Tel Arad in the eastern Negev Desert, where there's a fortress constructed by the kingdom of Judah around the eighth century BCE. Credit: Wikimedia Commons.
Tel Arad in the eastern Negev Desert, where there’s a fortress constructed by the kingdom of Judah around the eighth century BCE. Credit: Wikimedia Commons.

As part of getting spiritually high, ancient Israelites apparently burned cannabis on altars during rituals, the first proof of a mind-altering substance being used to attract worshippers, according to a study published on May 28 in the academic journal of Tel Aviv University’s Institute of Archaeology, Tel Aviv.

Israeli researchers found a mixture of cannabis and dry dung in the residue on a 2,700-year-old altar at a temple in Tel Arad in the Negev Desert.

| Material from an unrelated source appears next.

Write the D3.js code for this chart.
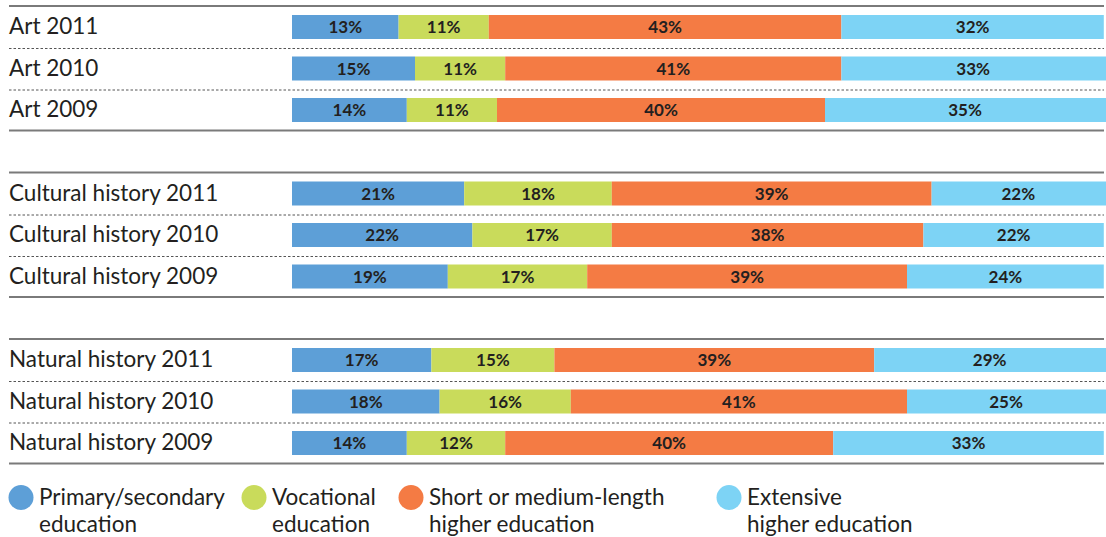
<!DOCTYPE html>
<html>
<head>
<meta charset="utf-8">
<script src="https://cdn.jsdelivr.net/npm/d3@7/dist/d3.min.js"></script>
<style>
  html, body { margin: 0; padding: 0; background: #fff; }
  svg { display: block; }
  text { font-family: Lato, "Open Sans", sans-serif; }
</style>
</head>
<body>
<svg id="chart" width="1106" height="537"></svg>
<script>
const groups = ["Art", "Cultural history", "Natural history"];
const years = ["2011", "2010", "2009"];
const series = ["Primary/secondary education", "Vocational education", "Short or medium-length higher education", "Extensive higher education"];
const legendLines = [["Primary/secondary", "education"], ["Vocational", "education"], ["Short or medium-length", "higher education"], ["Extensive", "higher education"]];
const colors = ["#5d9fd7", "#c9db5b", "#f47b44", "#7dd3f5"];

const primary    = [13, 15, 14, 21, 22, 19, 17, 18, 14];
const vocational = [11, 11, 11, 18, 17, 17, 15, 16, 12];
const shortMed   = [43, 41, 40, 39, 38, 39, 39, 41, 40];
const extensive  = [32, 33, 35, 22, 22, 24, 29, 25, 33];

const rows = [];
groups.forEach((g, gi) => years.forEach((y, yi) => {
  const i = gi * 3 + yi;
  rows.push({ group: g, gi, yi, label: g + " " + y, values: [primary[i], vocational[i], shortMed[i], extensive[i]] });
}));

const W = 1106;
const svg = d3.select("#chart");
const x = d3.scaleLinear().domain([0, 100]).range([292, 1112]);
const groupTop = d3.scaleLinear().domain([0, 1]).range([6, 172.5]);
const barH = 24, pitch = 41.5, lineX0 = 9, lineX1 = 1104;

// group lines
groups.forEach((g, gi) => {
  const t = groupTop(gi);
  svg.append("line").attr("x1", lineX0).attr("x2", lineX1).attr("y1", t).attr("y2", t)
    .attr("stroke", "#7a7a7a").attr("stroke-width", 2);
  svg.append("line").attr("x1", lineX0).attr("x2", lineX1).attr("y1", t + 124.5).attr("y2", t + 124.5)
    .attr("stroke", "#7a7a7a").attr("stroke-width", 2);
  [0, 1].forEach(k => {
    const yy = t + 42.5 + k * pitch;
    svg.append("line").attr("x1", lineX0).attr("x2", lineX1).attr("y1", yy).attr("y2", yy)
      .attr("stroke", "#555").attr("stroke-width", 1).attr("stroke-dasharray", "2.5,2");
  });
});

const stack = d3.stack().keys([0, 1, 2, 3]).value((d, k) => d.values[k]);
const layers = stack(rows);
const rowY = d => groupTop(d.data.gi) + 9 + d.data.yi * pitch;

layers.forEach((layer, k) => {
  const gL = svg.append("g");
  gL.selectAll("rect").data(layer).join("rect")
    .attr("x", d => x(d[0]))
    .attr("width", d => Math.min(x(d[1]), W) - x(d[0]))
    .attr("y", d => rowY(d))
    .attr("height", barH)
    .attr("fill", colors[k]);
  gL.selectAll("text").data(layer).join("text")
    .attr("x", d => (x(d[0]) + Math.min(x(d[1]), 1105)) / 2)
    .attr("y", d => rowY(d) + barH / 2 + 6)
    .attr("text-anchor", "middle")
    .attr("font-size", 17)
    .attr("font-weight", "bold")
    .attr("fill", "#231f20")
    .text(d => (d[1] - d[0]) + "%");
});

// row labels
svg.selectAll("text.rowlab").data(rows).join("text")
  .attr("class", "rowlab")
  .attr("x", 9)
  .attr("y", d => groupTop(d.gi) + 9 + d.yi * pitch + 19)
  .attr("font-size", 22.5)
  .attr("fill", "#231f20")
  .text(d => d.label);

// legend
const legX = [21, 254, 411, 729];
const leg = svg.selectAll("g.leg").data(series).join("g").attr("class", "leg");
leg.append("circle").attr("cx", (d, i) => legX[i]).attr("cy", 497.5).attr("r", 12.5)
  .attr("fill", (d, i) => colors[i]);
leg.each(function(d, i) {
  const t = d3.select(this).append("text")
    .attr("x", legX[i] + 18).attr("y", 505)
    .attr("font-size", 22.5).attr("fill", "#231f20");
  legendLines[i].forEach((ln, j) => {
    t.append("tspan").attr("x", legX[i] + 18).attr("dy", j === 0 ? 0 : 27).text(ln);
  });
});
</script>
</body>
</html>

The shrine was first unearthed about five decades ago.

The researchers included Eran Arie of the Israel Museum in Jerusalem, the Volcani Institute’s Dvory Namdar and independent researcher Baruch Rosen.

“It seems feasible to suggest that the use of cannabis on the Arad altar had a deliberate psychoactive role. Cannabis odors are not appealing, and do not justify bringing the inflorescences from afar,” they wrote.

The researchers also suggested that mind-altering substances could have been used in the Holy Temple in Jerusalem.

“The presence of cannabis at Arad testifies to the use of mind-altering substances as part of cultic rituals in Judah,” they wrote. “The plants detected in this study can serve as an extra-biblical source in identifying the incense used in cultic practices not only at Arad but also those elsewhere in Judah, including Jerusalem.”